NFA Files Proposed Amendments with CFTC

Bob Zwirb Commentary by Bob Zwirb

The National Futures Association ("NFA") filed three separate proposed amendments with the CFTC in regard to: (i) NFA Financial Requirements Section 8 ("Additional Information Requests"), (ii) NFA Registration Rule 201 ("Registration Requirements and Procedures") and Rule 203 ("Registration Fees"), and (iii) NFA's Interpretive Notice entitled "Compliance Rule 2-30(b): Risk Disclosure Statement for Security Futures Contracts."

The amendments to Financial Requirements Section 8 add a substantially open-ended requirement that each registered FCM and forex dealer member for which NFA is the DSRO must file such financial, operational, risk management and other information as is required by NFA. The amendment does not otherwise specify what information the NFA might require or set a time period for delivery.

The amendments to NFA Registration Rules 201 and 203 are technical changes regarding fees paid by floor trader firms.

The amendments to the Compliance Rule 2-30(b) require the risk disclosure statement reflect the new settlement process that is to be used by OneChicago, LLC.

Note that the amended risk disclosure statement will require new documents.

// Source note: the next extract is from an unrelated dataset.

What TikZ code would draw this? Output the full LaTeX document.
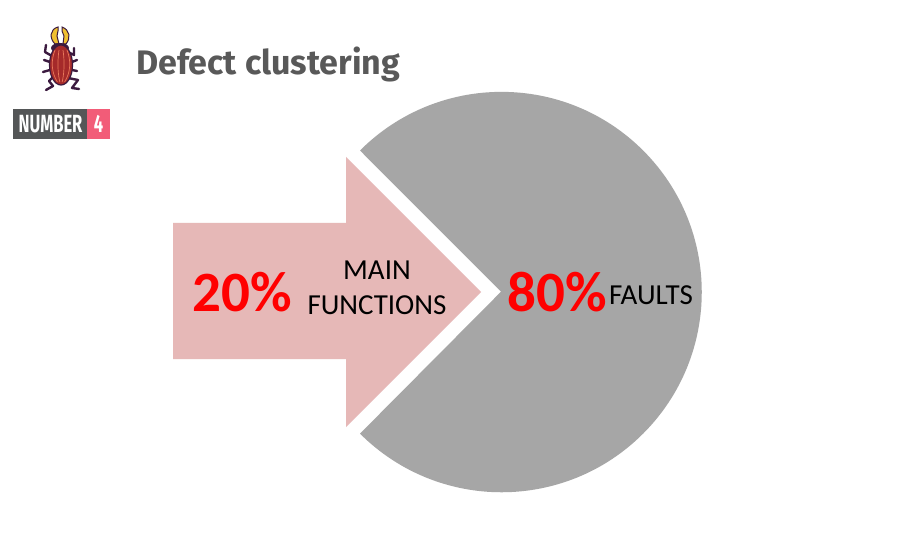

See: Amendments to Financial Requirements Section 8; Amendments to Registration Rules; Amendments to Risk Disclosure Statement.

Commentary

Bob Zwirb
Bob Zwirb

The amendments to Financial Requirements Section 8 appear to be related to NFA and the CFTC's efforts to enhance customer protections in the wake of the failures of two prominent FCMs, MF Global and Peregrine Financial, and dovetail with the CFTC's recent issuance of a final rule for that purpose. See Enhancing Protections Afforded Customers and Customer Funds Held by Futures Commission Merchants and Derivatives Clearing Organizations 78 Fed. Reg. 68506 (Nov. 14, 2013). In stating that their purpose is to enhance NFA's risk management tools by providing its managers and examination staff with a complete summary of all information that NFA has determined is important to understanding the risk profile and operations of FCMs and FDMs, NFA acknowledges that "affected firms will need to devote more resources to complete their regulatory filings because of the newly required information."